REPUBLIC v KITSAO MASHA MWAGONA [2006] KEHC 1207 (KLR) | Sentencing Principles | Esheria

REPUBLIC v KITSAO MASHA MWAGONA [2006] KEHC 1207 (KLR)

Full Case Text

REPUBLIC OF KENYA IN THE HIGH COURT OF KENYA AT MOMBASA

Criminal Case 219 of 2004

REPUBLIC  ……………………………............................................………………..  PROSECUTOR

-  Versus  -

KITSAO MASHA MWAGONA  ……………..................................................…………..  ACCUSED

Coram:    Before Hon. Justice L. Njagi

Ms. Mwaniki for the Respondent

Appellant in Person

Court clerk – Kinyua

J U D G M E N T

The appellant in this case was charged with causing grievous harm contrary to section 234 of the Penal Code.  The case went for a full trial at the end of which the accused was found guilty as charged and sentenced to six years imprisonment.

He now appeals to this court against sentence.  At the hearing of the appeal, he appeared in person while Mrs. Mwangi appeared for the Republic.  In his written submissions to the court, he said he was very sorry, quite remorseful and indeed got rehabilitated over the period during which he was in prison.  He requested this court to consider his mitigation in the lower court, and to further consider that a sentence of six years was harsh and excessive.  Although he did not plead guilty in the lower court, he asked this court, as a first appellate court, to consider the “one third rule” for a first offender.  In his oral submission, he added that he was the sole bread winner in his family, and that he had no parents.  He thereupon urged the court to release him, taking into account the period he had already served.

Mrs. Mwangi supported the sentence of 6 years imprisonment, submitting that the offence carries a maximum sentence of life imprisonment.  As a result of the appellant’s misconduct, the complainant was left with permanent scars and a permanent disability.  She further submitted that the learned trial magistrate considered the appellant’s mitigation in the lower court, including the reports on community service orders, which reports were on two occasions found to be misleading.  It was then that the appellant was sentenced to six years imprisonment.  Mrs. Mwangi thereupon asked that the appeal against sentence be dismissed.

In reply, the appellant said that he left it to the court.

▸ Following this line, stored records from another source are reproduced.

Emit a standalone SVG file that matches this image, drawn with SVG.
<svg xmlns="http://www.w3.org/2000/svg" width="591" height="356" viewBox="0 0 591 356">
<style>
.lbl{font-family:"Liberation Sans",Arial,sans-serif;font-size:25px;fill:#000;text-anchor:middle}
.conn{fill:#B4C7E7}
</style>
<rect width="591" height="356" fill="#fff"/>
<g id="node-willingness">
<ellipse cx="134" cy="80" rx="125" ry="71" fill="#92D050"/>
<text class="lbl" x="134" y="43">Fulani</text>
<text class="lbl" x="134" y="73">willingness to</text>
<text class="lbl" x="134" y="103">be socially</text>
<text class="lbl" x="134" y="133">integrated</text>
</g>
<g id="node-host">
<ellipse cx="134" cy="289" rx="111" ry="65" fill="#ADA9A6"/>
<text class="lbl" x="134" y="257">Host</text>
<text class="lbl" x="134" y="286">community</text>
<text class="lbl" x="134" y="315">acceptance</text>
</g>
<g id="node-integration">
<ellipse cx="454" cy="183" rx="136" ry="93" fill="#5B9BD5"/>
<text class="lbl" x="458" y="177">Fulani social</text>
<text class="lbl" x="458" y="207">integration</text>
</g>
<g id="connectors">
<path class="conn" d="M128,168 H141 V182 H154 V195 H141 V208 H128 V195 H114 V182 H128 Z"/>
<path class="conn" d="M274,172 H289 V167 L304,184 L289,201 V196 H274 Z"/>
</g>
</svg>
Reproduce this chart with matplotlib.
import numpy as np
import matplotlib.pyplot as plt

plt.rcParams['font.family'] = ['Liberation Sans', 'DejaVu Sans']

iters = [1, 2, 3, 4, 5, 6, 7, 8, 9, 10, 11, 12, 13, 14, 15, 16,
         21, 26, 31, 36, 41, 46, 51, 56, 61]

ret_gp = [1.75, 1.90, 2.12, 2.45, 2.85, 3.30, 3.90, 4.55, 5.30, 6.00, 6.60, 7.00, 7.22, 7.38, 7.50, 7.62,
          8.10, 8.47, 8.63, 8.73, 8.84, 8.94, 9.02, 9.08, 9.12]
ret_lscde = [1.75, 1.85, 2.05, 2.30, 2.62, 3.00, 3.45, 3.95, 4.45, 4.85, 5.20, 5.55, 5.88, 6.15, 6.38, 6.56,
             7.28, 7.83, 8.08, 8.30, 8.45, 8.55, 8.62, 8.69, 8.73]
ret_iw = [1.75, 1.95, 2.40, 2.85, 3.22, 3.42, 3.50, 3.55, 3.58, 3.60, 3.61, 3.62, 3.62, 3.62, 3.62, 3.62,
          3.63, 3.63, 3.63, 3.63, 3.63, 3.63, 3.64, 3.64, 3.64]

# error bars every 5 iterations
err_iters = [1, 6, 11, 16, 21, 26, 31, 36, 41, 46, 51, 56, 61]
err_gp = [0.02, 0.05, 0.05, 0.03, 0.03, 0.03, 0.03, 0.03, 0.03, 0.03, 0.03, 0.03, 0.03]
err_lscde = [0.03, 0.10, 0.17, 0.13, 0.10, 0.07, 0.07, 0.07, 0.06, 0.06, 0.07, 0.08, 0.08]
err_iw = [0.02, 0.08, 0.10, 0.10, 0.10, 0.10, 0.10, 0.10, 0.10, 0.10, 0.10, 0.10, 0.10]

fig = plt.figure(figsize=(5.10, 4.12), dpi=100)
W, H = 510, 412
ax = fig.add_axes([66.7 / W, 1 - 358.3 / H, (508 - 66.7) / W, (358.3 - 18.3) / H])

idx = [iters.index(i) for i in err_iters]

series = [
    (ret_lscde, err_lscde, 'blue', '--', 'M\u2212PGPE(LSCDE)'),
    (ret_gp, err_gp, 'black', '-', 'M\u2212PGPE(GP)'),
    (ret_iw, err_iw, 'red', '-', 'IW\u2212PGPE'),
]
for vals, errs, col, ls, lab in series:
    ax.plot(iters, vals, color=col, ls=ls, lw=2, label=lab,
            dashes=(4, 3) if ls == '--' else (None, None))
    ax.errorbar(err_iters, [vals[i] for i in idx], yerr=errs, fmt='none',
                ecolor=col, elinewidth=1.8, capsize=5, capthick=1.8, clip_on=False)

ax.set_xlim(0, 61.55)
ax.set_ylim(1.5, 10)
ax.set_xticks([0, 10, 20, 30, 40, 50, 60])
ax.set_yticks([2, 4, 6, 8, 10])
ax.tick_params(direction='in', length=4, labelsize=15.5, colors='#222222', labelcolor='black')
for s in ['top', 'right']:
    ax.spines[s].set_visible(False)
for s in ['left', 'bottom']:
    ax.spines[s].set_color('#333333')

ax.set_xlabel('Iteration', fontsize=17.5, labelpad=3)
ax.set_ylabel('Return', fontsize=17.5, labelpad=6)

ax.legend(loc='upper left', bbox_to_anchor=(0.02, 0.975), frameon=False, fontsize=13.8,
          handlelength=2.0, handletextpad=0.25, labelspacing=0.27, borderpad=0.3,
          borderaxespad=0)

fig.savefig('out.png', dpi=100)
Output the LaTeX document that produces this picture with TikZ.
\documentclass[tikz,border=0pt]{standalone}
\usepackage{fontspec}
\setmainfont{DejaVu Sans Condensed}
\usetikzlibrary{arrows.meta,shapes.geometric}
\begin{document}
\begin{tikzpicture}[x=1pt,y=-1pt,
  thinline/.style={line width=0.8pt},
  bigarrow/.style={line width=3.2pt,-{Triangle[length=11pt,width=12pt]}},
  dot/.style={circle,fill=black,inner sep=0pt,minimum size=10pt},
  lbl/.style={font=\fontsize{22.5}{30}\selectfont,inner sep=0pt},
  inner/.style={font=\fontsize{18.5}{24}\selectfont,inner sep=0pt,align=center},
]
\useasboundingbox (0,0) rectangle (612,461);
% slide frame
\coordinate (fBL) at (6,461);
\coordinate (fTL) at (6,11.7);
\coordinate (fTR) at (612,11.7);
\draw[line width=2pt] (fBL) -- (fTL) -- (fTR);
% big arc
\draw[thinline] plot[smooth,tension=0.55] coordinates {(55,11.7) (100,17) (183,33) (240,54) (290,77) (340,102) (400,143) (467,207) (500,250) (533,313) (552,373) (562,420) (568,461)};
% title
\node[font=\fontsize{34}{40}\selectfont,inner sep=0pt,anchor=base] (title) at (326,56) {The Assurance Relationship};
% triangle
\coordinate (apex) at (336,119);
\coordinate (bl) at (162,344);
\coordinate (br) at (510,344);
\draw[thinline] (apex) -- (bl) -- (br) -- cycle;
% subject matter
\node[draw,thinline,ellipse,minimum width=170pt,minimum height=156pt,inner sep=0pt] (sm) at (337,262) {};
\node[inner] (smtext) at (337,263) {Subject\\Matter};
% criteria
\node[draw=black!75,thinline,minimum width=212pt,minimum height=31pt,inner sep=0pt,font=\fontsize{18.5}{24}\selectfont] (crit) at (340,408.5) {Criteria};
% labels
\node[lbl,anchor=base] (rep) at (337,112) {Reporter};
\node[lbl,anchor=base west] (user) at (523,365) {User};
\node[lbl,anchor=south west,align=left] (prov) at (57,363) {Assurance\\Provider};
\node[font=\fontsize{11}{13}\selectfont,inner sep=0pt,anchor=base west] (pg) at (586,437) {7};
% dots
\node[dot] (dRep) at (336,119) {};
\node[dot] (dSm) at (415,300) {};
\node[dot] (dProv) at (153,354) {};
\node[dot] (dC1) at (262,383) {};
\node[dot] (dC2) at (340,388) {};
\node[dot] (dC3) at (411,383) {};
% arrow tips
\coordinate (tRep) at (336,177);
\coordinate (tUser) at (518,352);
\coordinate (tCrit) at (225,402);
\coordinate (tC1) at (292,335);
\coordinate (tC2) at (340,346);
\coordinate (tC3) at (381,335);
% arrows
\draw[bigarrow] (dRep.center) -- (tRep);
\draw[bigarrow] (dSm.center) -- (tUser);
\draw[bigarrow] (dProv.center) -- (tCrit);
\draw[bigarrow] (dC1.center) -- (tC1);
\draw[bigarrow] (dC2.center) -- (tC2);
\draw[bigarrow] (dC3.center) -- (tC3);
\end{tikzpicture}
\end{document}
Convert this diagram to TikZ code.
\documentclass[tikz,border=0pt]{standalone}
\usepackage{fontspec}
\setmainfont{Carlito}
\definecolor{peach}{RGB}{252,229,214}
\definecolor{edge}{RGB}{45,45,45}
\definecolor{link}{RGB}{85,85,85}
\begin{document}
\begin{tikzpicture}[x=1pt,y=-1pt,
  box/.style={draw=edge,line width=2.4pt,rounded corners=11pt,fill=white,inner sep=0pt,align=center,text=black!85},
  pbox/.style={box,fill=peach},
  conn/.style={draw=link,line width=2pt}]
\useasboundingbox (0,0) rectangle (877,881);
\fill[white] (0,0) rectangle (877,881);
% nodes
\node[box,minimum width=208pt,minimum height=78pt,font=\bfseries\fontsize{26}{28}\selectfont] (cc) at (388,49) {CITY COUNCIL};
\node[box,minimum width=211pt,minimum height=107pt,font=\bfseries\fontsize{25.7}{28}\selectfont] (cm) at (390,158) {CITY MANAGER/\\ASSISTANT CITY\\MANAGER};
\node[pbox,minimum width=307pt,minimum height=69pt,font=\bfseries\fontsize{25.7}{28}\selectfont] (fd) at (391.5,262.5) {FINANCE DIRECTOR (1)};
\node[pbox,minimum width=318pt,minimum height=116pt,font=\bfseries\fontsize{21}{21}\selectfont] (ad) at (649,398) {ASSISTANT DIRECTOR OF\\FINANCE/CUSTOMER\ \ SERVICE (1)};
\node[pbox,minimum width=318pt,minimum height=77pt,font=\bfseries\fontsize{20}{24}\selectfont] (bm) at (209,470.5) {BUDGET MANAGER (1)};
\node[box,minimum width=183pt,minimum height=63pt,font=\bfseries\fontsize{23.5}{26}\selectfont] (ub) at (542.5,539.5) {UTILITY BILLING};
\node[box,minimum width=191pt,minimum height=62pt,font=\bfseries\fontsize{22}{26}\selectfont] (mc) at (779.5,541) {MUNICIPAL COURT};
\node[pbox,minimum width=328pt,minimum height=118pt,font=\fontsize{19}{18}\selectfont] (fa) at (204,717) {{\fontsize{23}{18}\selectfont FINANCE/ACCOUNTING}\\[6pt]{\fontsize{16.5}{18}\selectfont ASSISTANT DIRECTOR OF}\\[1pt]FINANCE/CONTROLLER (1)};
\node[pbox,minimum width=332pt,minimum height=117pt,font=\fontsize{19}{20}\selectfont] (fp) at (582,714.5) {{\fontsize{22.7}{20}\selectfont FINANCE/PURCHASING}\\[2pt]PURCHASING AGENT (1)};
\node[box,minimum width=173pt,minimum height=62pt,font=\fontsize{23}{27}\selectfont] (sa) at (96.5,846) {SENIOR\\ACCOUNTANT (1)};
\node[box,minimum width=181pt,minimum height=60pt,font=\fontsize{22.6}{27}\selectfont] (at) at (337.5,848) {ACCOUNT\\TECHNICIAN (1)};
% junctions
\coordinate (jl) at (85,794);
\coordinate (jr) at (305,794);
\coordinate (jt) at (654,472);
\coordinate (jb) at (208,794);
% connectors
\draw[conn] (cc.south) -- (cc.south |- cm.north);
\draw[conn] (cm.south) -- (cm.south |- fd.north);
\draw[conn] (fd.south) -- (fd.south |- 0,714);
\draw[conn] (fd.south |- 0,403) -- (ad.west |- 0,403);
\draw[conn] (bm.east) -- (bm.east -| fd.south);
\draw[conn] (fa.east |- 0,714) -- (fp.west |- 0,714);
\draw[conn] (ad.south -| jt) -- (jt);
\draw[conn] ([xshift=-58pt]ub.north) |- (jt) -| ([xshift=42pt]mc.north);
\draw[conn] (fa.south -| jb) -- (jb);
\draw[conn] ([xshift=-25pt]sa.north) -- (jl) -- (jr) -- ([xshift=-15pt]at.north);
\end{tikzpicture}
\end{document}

I have considered the appellant’s grounds of appeal against sentence, his submissions, as well those of counsel for the Republic.  The court record shows that in mitigation, the appellant said, through his lawyer, that he was a first offender, and that this was a family dispute over ownership of coconut trees. The appellant and the complainant were relatives, and the appellant was remorseful.  He regretted that he allowed his emotions to take over, but it was not his wish or intention to break the law.  He was 44 years  old, married with 9 children, all of who were dependent on him.  The youngest one was three weeks old.

The response of the learned trial magistrate to this mitigation was as follows-

“Accused’s mitigation noted and that he is a first offender andremorseful.  They are also family members.”

This shows explicitly that the learned trial magistrate did take into account the appellant’s mitigation.  And before she went on transfer, she referred the matter to the Chief Magistrate for a community service order.

The learned Chief magistrate accordingly referred the matter to the Community Service Officer for the latter’s report.  After the first report was presented, the Chief Magistrate was not satisfied that a full investigation had been done.  She ordered for a secord report.  The second report did not add much to the first one, but reiterated that the family of the appellant and the complainant had sat and agreed to forgive the appellant.  As some of the family members had adduced evidence which had bee discredited by the trial magistrate, the Chief Magistrate decided to summon the complainant himself.  When he appeared before the court, the complainant denied that as family members, they had even sat down and agreed to forgive the appellant.  The Chief Magistrate found this surprising in view of the Community Service Officer’s two reports.  She took into account that state of affairs and that the maximum sentence for a charge of grievous harm was life imprisonment.  She also considered that as a result of this  vicious and brutal attack on the complainant, the facial injury had left a scar that was clearly visible.  Indeed, according to the evidence of PW4, the clinical officer, because of the healing of the wound with granular formation, the complainant will not be able to open his mouth to its maximum for the rest of his life.  Yet, there was no good reason for that attack.

For these reasons, the Chief Magistrate formed the opinion that a deterrent sentence was called for and considering the maximum penalty for that offence, she sentenced the appellant to six years imprisonment.  I find that both the trial and the sentencing magistrates took into account all that there was to be considered.  All the matters that the appellant is urging the court to consider were taken into account.  In the circumstances, I don’t see that there is anything that warrants interference with the sentence meted out.  I find no merit in the appeal against sentence and the same is accordingly dismissed.

Dated and delivered at Mombasa this 4th day of September, 2006.